Find the string "this" in the records. Copy every line it appears in.
□ □ □ □
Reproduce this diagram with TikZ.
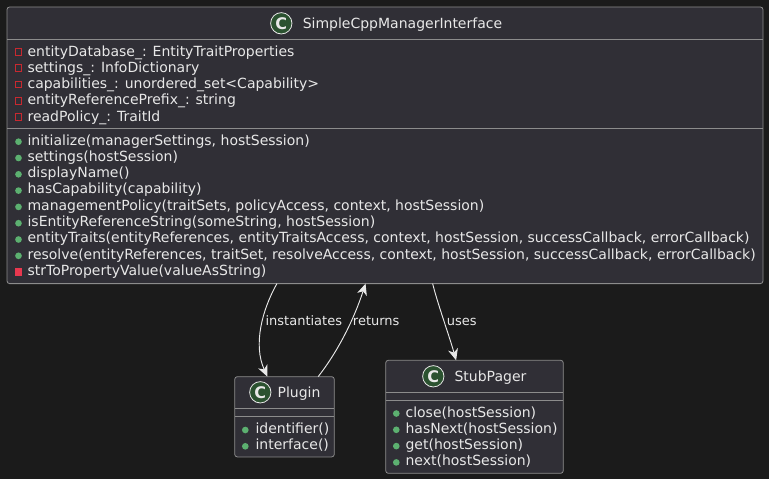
\documentclass[tikz,border=0pt]{standalone}
\usepackage{fontspec}
\setmainfont{DejaVu Sans}
\usetikzlibrary{arrows.meta}
\definecolor{pagebg}{HTML}{1B1B1B}
\definecolor{classbg}{HTML}{302F36}
\definecolor{classline}{HTML}{8C8C8C}
\definecolor{inktext}{HTML}{E8E8E8}
\definecolor{iconbg}{HTML}{2B5230}
\definecolor{pubdot}{HTML}{5CB070}
\definecolor{privred}{HTML}{C82930}
\definecolor{privfill}{HTML}{E8384F}
\tikzset{
    classbox/.style={draw=classline, fill=classbg, rounded corners=2pt, line width=0.6pt, inner sep=0pt, outer sep=0pt},
    classname/.style={anchor=base west, text=inktext, font=\fontsize{10.5pt}{12pt}\selectfont, inner sep=0pt},
    member/.style={anchor=base west, text=inktext, font=\fontsize{10.5pt}{12pt}\selectfont, inner sep=0pt},
    edgetext/.style={anchor=base west, text=inktext, font=\fontsize{9.75pt}{12pt}\selectfont, inner sep=0pt},
    classicon/.style={circle, draw=inktext, fill=iconbg, line width=0.6pt, minimum size=16pt, inner sep=0pt, text=inktext, font=\bfseries\fontsize{12pt}{12pt}\selectfont},
    pubicon/.style={circle, fill=pubdot, minimum size=5pt, inner sep=0pt},
    privfield/.style={rectangle, draw=privred, line width=0.75pt, minimum size=5pt, inner sep=0pt},
    privmethod/.style={rectangle, fill=privfill, minimum size=5.5pt, inner sep=0pt},
    relation/.style={draw=inktext, line width=0.7pt, -{Stealth[inset=2.5pt, length=8.5pt, width=7.5pt]}}
}
\begin{document}
\begin{tikzpicture}[x=0.75pt, y=-0.75pt]
    % page
    \fill[pagebg] (0,0) rectangle (769,479);
    \useasboundingbox (0,0) rectangle (769,479);
    % SimpleCppManagerInterface
    \node[classbox, minimum width=567pt, minimum height=207.5pt] (manager) at (385,145.3) {};
    \draw[classline, line width=0.6pt] (7,39.3) -- (763,39.3);
    \draw[classline, line width=0.6pt] (7,128) -- (763,128);
    \node[classicon] (managericon) at (281.3,23.3) {C};
    \node[classname] (managername) at (302.5,28) {SimpleCppManagerInterface};
    % fields
    \node[privfield] (f1icon) at (18.5,52) {};
    \node[member] (f1) at (27.3,56) {entityDatabase\_: EntityTraitProperties};
    \node[privfield] (f2icon) at (18.5,68.3) {};
    \node[member] (f2) at (27.3,72.3) {settings\_: InfoDictionary};
    \node[privfield] (f3icon) at (18.5,84.6) {};
    \node[member] (f3) at (27.3,88.6) {capabilities\_: unordered\_set<Capability>};
    \node[privfield] (f4icon) at (18.5,100.9) {};
    \node[member] (f4) at (27.3,104.9) {entityReferencePrefix\_: string};
    \node[privfield] (f5icon) at (18.5,117.2) {};
    \node[member] (f5) at (27.3,121.2) {readPolicy\_: TraitId};
    % methods
    \node[pubicon] (m1icon) at (18.5,141.7) {};
    \node[member] (m1) at (27.3,145) {initialize(managerSettings, hostSession)};
    \node[pubicon] (m2icon) at (18.5,158) {};
    \node[member] (m2) at (27.3,161.3) {settings(hostSession)};
    \node[pubicon] (m3icon) at (18.5,174.3) {};
    \node[member] (m3) at (27.3,177.6) {displayName()};
    \node[pubicon] (m4icon) at (18.5,190.6) {};
    \node[member] (m4) at (27.3,193.9) {hasCapability(capability)};
    \node[pubicon] (m5icon) at (18.5,206.9) {};
    \node[member] (m5) at (27.3,210.2) {managementPolicy(traitSets, policyAccess, context, hostSession)};
    \node[pubicon] (m6icon) at (18.5,223.2) {};
    \node[member] (m6) at (27.3,226.5) {isEntityReferenceString(someString, hostSession)};
    \node[pubicon] (m7icon) at (18.5,239.5) {};
    \node[member] (m7) at (27.3,242.8) {entityTraits(entityReferences, entityTraitsAccess, context, hostSession, successCallback, errorCallback)};
    \node[pubicon] (m8icon) at (18.5,255.8) {};
    \node[member] (m8) at (27.3,259.1) {resolve(entityReferences, traitSet, resolveAccess, context, hostSession, successCallback, errorCallback)};
    \node[privmethod] (m9icon) at (18.5,272) {};
    \node[member] (m9) at (27.3,275.4) {strToPropertyValue(valueAsString)};
    % Plugin
    \node[classbox, minimum width=74.7pt, minimum height=60.2pt] (plugin) at (284.5,416.8) {};
    \draw[classline, line width=0.6pt] (234.7,408.3) -- (334.3,408.3);
    \draw[classline, line width=0.6pt] (234.7,416.3) -- (334.3,416.3);
    \node[classicon] (pluginicon) at (260.3,392.3) {C};
    \node[classname] (pluginname) at (277.3,397) {Plugin};
    \node[pubicon] (p1icon) at (245.3,430) {};
    \node[member] (p1) at (255.3,433) {identifier()};
    \node[pubicon] (p2icon) at (245.3,446.3) {};
    \node[member] (p2) at (255.3,449.3) {interface()};
    % StubPager
    \node[classbox, minimum width=133.2pt, minimum height=84.8pt] (pager) at (474.5,416.8) {};
    \draw[classline, line width=0.6pt] (385.7,392.3) -- (563.3,392.3);
    \draw[classline, line width=0.6pt] (385.7,400.3) -- (563.3,400.3);
    \node[classicon] (pagericon) at (433.3,376.3) {C};
    \node[classname] (pagername) at (454.3,381) {StubPager};
    \node[pubicon] (s1icon) at (396.3,413.5) {};
    \node[member] (s1) at (405.3,417) {close(hostSession)};
    \node[pubicon] (s2icon) at (396.3,429.8) {};
    \node[member] (s2) at (405.3,433.3) {hasNext(hostSession)};
    \node[pubicon] (s3icon) at (396.3,446.1) {};
    \node[member] (s3) at (405.3,449.6) {get(hostSession)};
    \node[pubicon] (s4icon) at (396.3,462.4) {};
    \node[member] (s4) at (405.3,465.9) {next(hostSession)};
    % relations
    \draw[relation] (manager.-128.5) .. controls (262,310) and (253,345) .. (plugin.113.5);
    \draw[relation] (plugin.50.3) .. controls (335,355) and (352,325) .. (manager.-98.65);
    \draw[relation] (manager.-71.9) .. controls (438,305) and (449,335) .. (pager.108.1);
    \node[edgetext] (instantiates) at (265.3,325.7) {instantiates};
    \node[edgetext] (returns) at (352.7,325.7) {returns};
    \node[edgetext] (uses) at (446.7,325.7) {uses};
\end{tikzpicture}
\end{document}
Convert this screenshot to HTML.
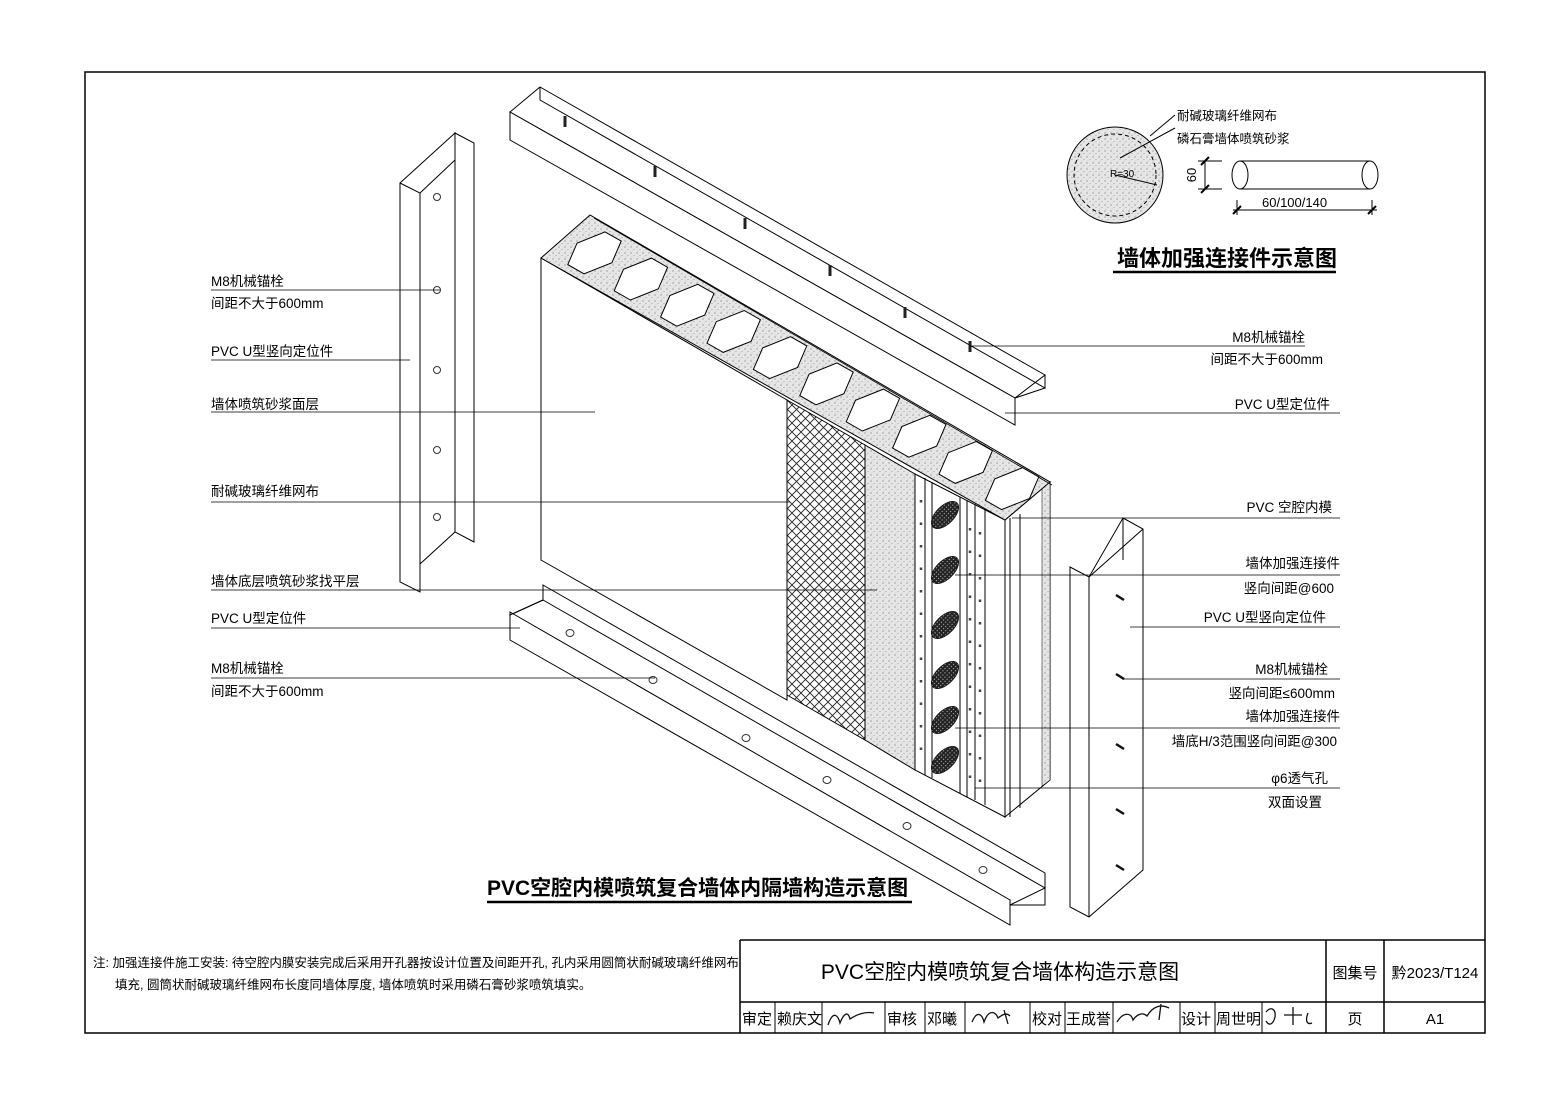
<!DOCTYPE html>
<html><head><meta charset="utf-8"><style>
html,body{margin:0;padding:0;background:#fff;}
svg{display:block;}
text{font-family:"Liberation Sans","Noto Sans CJK SC",sans-serif;fill:#000;}
</style></head><body>
<svg width="1541" height="1096" viewBox="0 0 1541 1096" xmlns="http://www.w3.org/2000/svg">
<defs>
<pattern id="spk" width="6" height="6" patternUnits="userSpaceOnUse">
<rect width="6" height="6" fill="#e6e6e6"/><circle cx="1" cy="1" r="0.6" fill="#777"/><circle cx="4" cy="3.5" r="0.5" fill="#888"/><circle cx="2" cy="5" r="0.4" fill="#999"/>
</pattern>
<pattern id="mesh" width="9" height="9" patternUnits="userSpaceOnUse">
<rect width="9" height="9" fill="#fff"/><path d="M0 0L9 9M9 0L0 9" stroke="#222" stroke-width="0.9"/>
</pattern>
<pattern id="coil" width="3" height="3" patternUnits="userSpaceOnUse">
<rect width="3" height="3" fill="#222"/><circle cx="1.5" cy="1.5" r="0.6" fill="#bbb"/>
</pattern>
</defs>
<g fill="none" stroke="#000" stroke-width="1">
<rect x="85" y="72" width="1400" height="961" stroke-width="1.5"/>
<path d="M740 940H1485M740 940V1033M740 1002H1485M1326 940V1033M1384 940V1033" stroke-width="1.5"/>
<path d="M775 1002V1033M822 1002V1033M885 1002V1033M925 1002V1033M965 1002V1033M1030 1002V1033M1065 1002V1033M1113 1002V1033M1180 1002V1033M1215 1002V1033M1262 1002V1033"/>
</g>

<!-- top U bar -->
<g fill="#fff" stroke="#000" stroke-width="1">
<polygon points="540,87 1045,375 1015,398 510,112"/>
<polygon points="510,112 1015,398 1015,425 510,140"/>
<path d="M540,87 L540,100 L1045,388 L1045,375" fill="none"/>
<path d="M1015,398 L1045,388" fill="none"/>
</g>
<g stroke="#222" stroke-width="3">
<path d="M565,116v11M655,166v11M745,218v11M830,265v11M905,307v11M970,341v11"/>
</g>

<!-- left vertical U -->
<g fill="#fff" stroke="#000" stroke-width="1">
<polygon points="455,133 474,143 474,542 455,532"/>
<polygon points="400,183 455,133 455,532 420,564 420,592 400,582"/>
<path d="M400,183 L420,193 L420,592 M420,193 L455,160" fill="none"/>
</g>
<g fill="#fff" stroke="#333" stroke-width="1">
<circle cx="437" cy="197" r="3.5"/><circle cx="437" cy="290" r="3.5"/><circle cx="437" cy="370" r="3.5"/><circle cx="437" cy="450" r="3.5"/><circle cx="437" cy="517" r="3.5"/>
</g>

<!-- wall -->
<g stroke="#000" stroke-width="1">
<polygon points="541,258 787,400 787,700 541,560" fill="#fff"/>
<polygon points="787,400 865,445 865,740 787,695" fill="url(#mesh)"/>
<polygon points="865,445 915,474 915,770 865,740" fill="url(#spk)"/>
<polygon points="915,474 1005,520 1005,817 915,770" fill="#fff"/>
<polygon points="1005,520 1050,482 1050,780 1005,817" fill="#fff"/>
<polygon points="1042,488 1050,482 1050,780 1042,786" fill="url(#spk)" stroke-width="0.5"/>
<polygon points="541,258 590,215 1050,482 1005,520" fill="url(#spk)"/>
<path d="M594,218 L1052,485" fill="none" stroke-width="0.8"/>
</g>
<g fill="#fff" stroke="#000" stroke-width="1">
<polygon id="c0" points="567.8,264.6 577.1,243.1 605,231.9 621.2,241.1 611.9,262.7 584,273.8"/>
<polygon points="567.8,264.6 577.1,243.1 605,231.9 621.2,241.1 611.9,262.7 584,273.8" transform="translate(46.4,26.2)"/>
<polygon points="567.8,264.6 577.1,243.1 605,231.9 621.2,241.1 611.9,262.7 584,273.8" transform="translate(92.8,52.4)"/>
<polygon points="567.8,264.6 577.1,243.1 605,231.9 621.2,241.1 611.9,262.7 584,273.8" transform="translate(139.2,78.6)"/>
<polygon points="567.8,264.6 577.1,243.1 605,231.9 621.2,241.1 611.9,262.7 584,273.8" transform="translate(185.6,104.8)"/>
<polygon points="567.8,264.6 577.1,243.1 605,231.9 621.2,241.1 611.9,262.7 584,273.8" transform="translate(232,131)"/>
<polygon points="567.8,264.6 577.1,243.1 605,231.9 621.2,241.1 611.9,262.7 584,273.8" transform="translate(278.4,157.2)"/>
<polygon points="567.8,264.6 577.1,243.1 605,231.9 621.2,241.1 611.9,262.7 584,273.8" transform="translate(324.8,183.4)"/>
<polygon points="567.8,264.6 577.1,243.1 605,231.9 621.2,241.1 611.9,262.7 584,273.8" transform="translate(371.2,209.6)"/>
<polygon points="567.8,264.6 577.1,243.1 605,231.9 621.2,241.1 611.9,262.7 584,273.8" transform="translate(417.6,235.8)"/>
</g>
<g fill="none" stroke="#000" stroke-width="1">
<path d="M925,478V775M932,482V778M960,497V793M967,500V797M975,504V800M985,509V805M1010,518V817M1020,514V808"/>
</g>
<g fill="none" stroke="#444" stroke-width="2.5" stroke-dasharray="2.5 20">
<path d="M921,500V770M970,528V795M980,532V800"/>
</g>
<g fill="url(#coil)" stroke="#111" stroke-width="0.8">
<ellipse cx="945" cy="515" rx="9" ry="17" transform="rotate(45 945 515)"/>
<ellipse cx="945" cy="570" rx="9" ry="17" transform="rotate(45 945 570)"/>
<ellipse cx="945" cy="625" rx="9" ry="17" transform="rotate(45 945 625)"/>
<ellipse cx="945" cy="675" rx="9" ry="17" transform="rotate(45 945 675)"/>
<ellipse cx="945" cy="720" rx="9" ry="17" transform="rotate(45 945 720)"/>
<ellipse cx="945" cy="760" rx="9" ry="17" transform="rotate(45 945 760)"/>
</g>

<!-- bottom U bar -->
<g fill="#fff" stroke="#000" stroke-width="1">
<polygon points="543,585 1045,873 1045,905 1010,905 510,615 543,600"/>
<polygon points="510,612 1010,900 1010,925 510,640"/>
<path d="M543,585 L543,600 L510,615 M543,600 L1045,888 L1010,905" fill="none"/>
</g>
<g fill="#fff" stroke="#333" stroke-width="1">
<ellipse cx="570" cy="633" rx="4" ry="3.5"/><ellipse cx="653" cy="680" rx="4" ry="3.5"/><ellipse cx="746" cy="738" rx="4" ry="3.5"/><ellipse cx="827" cy="780" rx="4" ry="3.5"/><ellipse cx="907" cy="826" rx="4" ry="3.5"/><ellipse cx="983" cy="870" rx="4" ry="3.5"/>
</g>

<!-- right vertical U -->
<g fill="#fff" stroke="#000" stroke-width="1">
<polygon points="1123,518 1143,529 1143,870 1089,917 1070,907 1070,567 1089,577"/>
<path d="M1089,577 L1089,917 M1089,577 L1143,529 M1123,518 L1123,560" fill="none"/>
</g>
<g stroke="#111" stroke-width="2.5">
<path d="M1116,595l8,5M1116,674l8,5M1116,744l8,5M1116,809l8,5M1116,865l8,5"/>
</g>

<!-- leader lines -->
<g stroke="#000" stroke-width="0.8" fill="none">
<path d="M211,290H440M211,360H410M211,412H595M211,502H790M211,590H877M211,628H520M211,678H655"/>
<path d="M970,346H1305M1005,413H1340M1012,518H1340M955,575H1340M1130,627H1340M1122,679H1340M955,728H1340M975,788H1340"/>
<path d="M1113,272H1336M487,902H912" stroke-width="2.5"/>
</g>

<!-- detail -->
<g fill="none" stroke="#000" stroke-width="1">
<circle cx="1115" cy="175" r="48" fill="url(#spk)"/>
<circle cx="1115" cy="175" r="41" stroke-dasharray="4 3"/>
<path d="M1115,175 L1157,185M1120,158L1175,128M1150,136L1175,115"/>
<path d="M1240,161H1370M1240,189H1370"/>
<ellipse cx="1240" cy="175" rx="8" ry="14"/><ellipse cx="1370" cy="175" rx="8" ry="14"/>
<path d="M1205,161V189M1198,161H1222M1198,189H1222M1233,210H1377M1237,200V215M1372,200V215"/>
<path d="M1201,165l8,-8M1201,193l8,-8M1233,214l8,-8M1368,214l8,-8" stroke-width="2"/>
</g>

<!-- text -->
<g font-size="13.5">
<text x="211" y="286">M8机械锚栓</text>
<text x="211" y="308">间距不大于600mm</text>
<text x="211" y="356">PVC U型竖向定位件</text>
<text x="211" y="409">墙体喷筑砂浆面层</text>
<text x="211" y="496">耐碱玻璃纤维网布</text>
<text x="211" y="586">墙体底层喷筑砂浆找平层</text>
<text x="211" y="623">PVC U型定位件</text>
<text x="211" y="673">M8机械锚栓</text>
<text x="211" y="696">间距不大于600mm</text>
</g>
<g font-size="13.5" text-anchor="end">
<text x="1305" y="342">M8机械锚栓</text>
<text x="1323" y="364">间距不大于600mm</text>
<text x="1330" y="409">PVC U型定位件</text>
<text x="1332" y="512">PVC 空腔内模</text>
<text x="1340" y="568">墙体加强连接件</text>
<text x="1334" y="593">竖向间距@600</text>
<text x="1326" y="622">PVC U型竖向定位件</text>
<text x="1328" y="674">M8机械锚栓</text>
<text x="1335" y="698">竖向间距≤600mm</text>
<text x="1340" y="721">墙体加强连接件</text>
<text x="1337" y="746">墙底H/3范围竖向间距@300</text>
<text x="1328" y="783">φ6透气孔</text>
<text x="1322" y="807">双面设置</text>
</g>
<g font-size="12.5">
<text x="1177" y="120">耐碱玻璃纤维网布</text>
<text x="1177" y="143">磷石膏墙体喷筑砂浆</text>
<text x="1110" y="177" font-size="10">R=30</text>
<text x="1262" y="207" font-size="13">60/100/140</text>
<text x="1196" y="175" font-size="13" transform="rotate(-90 1196 175)" text-anchor="middle">60</text>
</g>
<text x="1117" y="266" font-size="22" font-weight="bold">墙体加强连接件示意图</text>
<text x="487" y="895" font-size="21" font-weight="bold">PVC空腔内模喷筑复合墙体内隔墙构造示意图</text>
<g font-size="12.5">
<text x="93" y="967">注: 加强连接件施工安装: 待空腔内膜安装完成后采用开孔器按设计位置及间距开孔, 孔内采用圆筒状耐碱玻璃纤维网布</text>
<text x="115" y="989">填充, 圆筒状耐碱玻璃纤维网布长度同墙体厚度, 墙体喷筑时采用磷石膏砂浆喷筑填实。</text>
</g>
<text x="1000" y="979" font-size="21" text-anchor="middle">PVC空腔内模喷筑复合墙体构造示意图</text>
<text x="1355" y="978" font-size="15" text-anchor="middle">图集号</text>
<text x="1435" y="978" font-size="15" text-anchor="middle">黔2023/T124</text>
<g font-size="15">
<text x="742" y="1024">审定</text><text x="777" y="1024">赖庆文</text>
<text x="887" y="1024">审核</text><text x="927" y="1024">邓曦</text>
<text x="1032" y="1024">校对</text><text x="1066" y="1024">王成誉</text>
<text x="1181" y="1024">设计</text><text x="1216" y="1024">周世明</text>
<text x="1355" y="1024" text-anchor="middle">页</text>
<text x="1435" y="1024" text-anchor="middle" font-family="Liberation Serif,serif">A1</text>
</g>
<g fill="none" stroke="#111" stroke-width="1.3">
<path d="M828,1025c5,-15 10,-10 12,-2c4,-10 8,-12 10,-4c6,-4 14,-8 24,-6"/>
<path d="M972,1022c5,-12 10,-8 12,0c5,-14 12,-10 14,-4c4,-3 8,-6 12,-2m-6,-6l4,14"/>
<path d="M1117,1022c6,-10 14,-10 16,-2c4,-6 10,-8 14,-4c6,-10 14,-12 22,-8m-8,-4l-2,16"/>
<path d="M1266,1012c5,-6 10,-3 9,5c-2,8 -6,9 -9,4m18,-6h18m-9,-8v18m15,-12c-3,8 -1,12 4,10"/>
</g>
</svg>
</body></html>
□ □ □ □
### [Task answer]
Reproduce this diagram with TikZ.
Convert this screenshot to HTML.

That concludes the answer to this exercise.